Final Results for the year to 31 December 2014
Magnolia Petroleum Plc, the AIM quoted US focused oil and gas exploration and production company, has announced final results for the year ended 31 December 2014.
Highlights:
* 25% increase in number of wells on Magnolia’s leases in proven US onshore
formations to 186 as at 31 December 2014 (2013: 149) – 176 producing and 10
drilling/completing
* 58% increase in full year revenues to US$3,851,905 (2013: US$2,443,244)
* Additional US$1,331,941 received for providing consulting services to an
international company acquiring an oil and gas project in Oklahoma and
following the sale of non- core assets
* Total FY 2014 income of US$5,187,316
* 212% increase in full year adjusted EBITDA of US$2,596,658 (2013:
US$833,223)
* Daily production of 281 boepd as at 1 January 2015 compared to 257 boepd as
at 1 July 2014 due to a number of wells commencing production in which
Magnolia has larger interests – Parmley 1-1WH (12.187%)
* 37% increase in total net 1P oil and condensate reserves to 985 Mbbl of oil
as at 1 January 2015 compared to 719 Mbbl as at 1 July 2014
* 39% increase in total net 1P gas reserves to 2,905 MMcf gas as at 1 January
2015 compared to 2,093 MMcf as at 1 July 2014
* US$26.653 million value of proven reserves as at 1 January 2015 at
the then oil price compared to US$31.832 million as at 1 July 2014
* New US$6 million two year Credit Facility with
improved terms in place to help fund new drilling activity on Magnolia’s
acreage
* Permits secured to drill two 94% owned vertical wells in Oklahoma in 2015:
the Roger Swartz #2 and the Shimanek #2 targeting multiple low cost
conventional formations, including the Mississippi Lime/Chat, Redfork Sand
and the Lower Skinner Sand
Magnolia CEO, Steven Snead said, “As at year end, Magnolia Petroleum had interests in 176 producing wells in US onshore formations; net proven reserves of approximately 1 million barrels of oil and 3 MMCF of gas; and production of 281 boepd which generated revenues of US$3,851,905. In the three years since AIM admission, we have successfully built a low cost, highly revenue generative US onshore focused oil and gas company. We believe there is a lot more to come. Thanks to having a diverse portfolio of leases with multiple drilling opportunities that are profitable below current oil prices, we have a strong platform for growth in the years ahead.

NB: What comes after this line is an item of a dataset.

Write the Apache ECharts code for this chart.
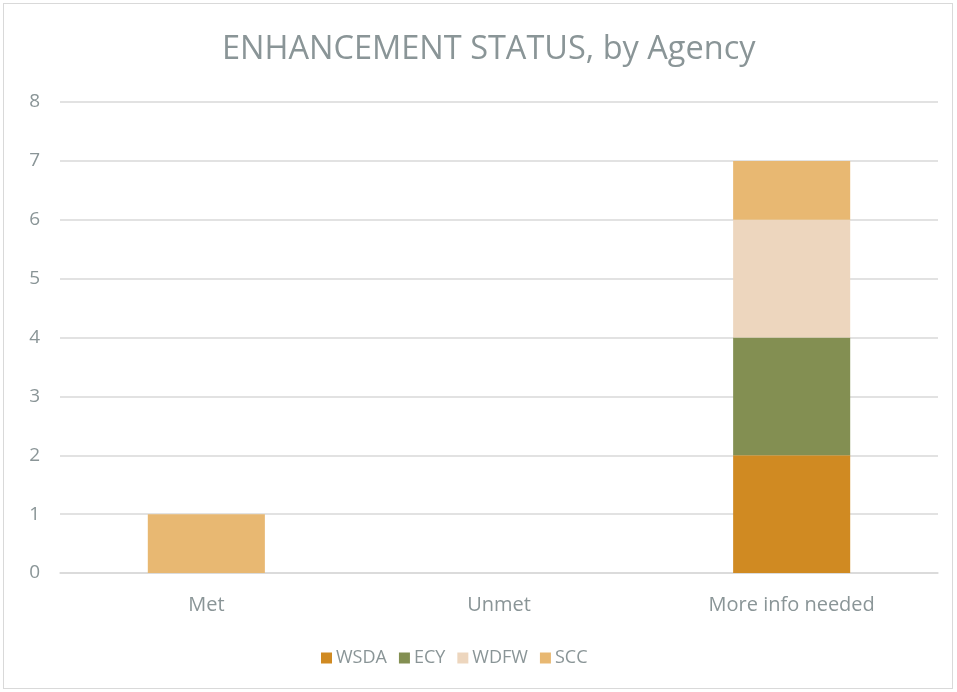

“Above all, Magnolia has significant asset backing in the form of net proven reserves. These have been independently valued, using oil prices close to today’s levels, at US$26.65 million, far higher than our market valuation. We have more drilling planned for the year ahead, including two 94% owned Magnolia operated wells. As the recent director share purchases show, the Board is committed to working hard to ensure Magnolia’s market cap fully reflects the value generated to date, let alone the excellent growth potential within our portfolio.”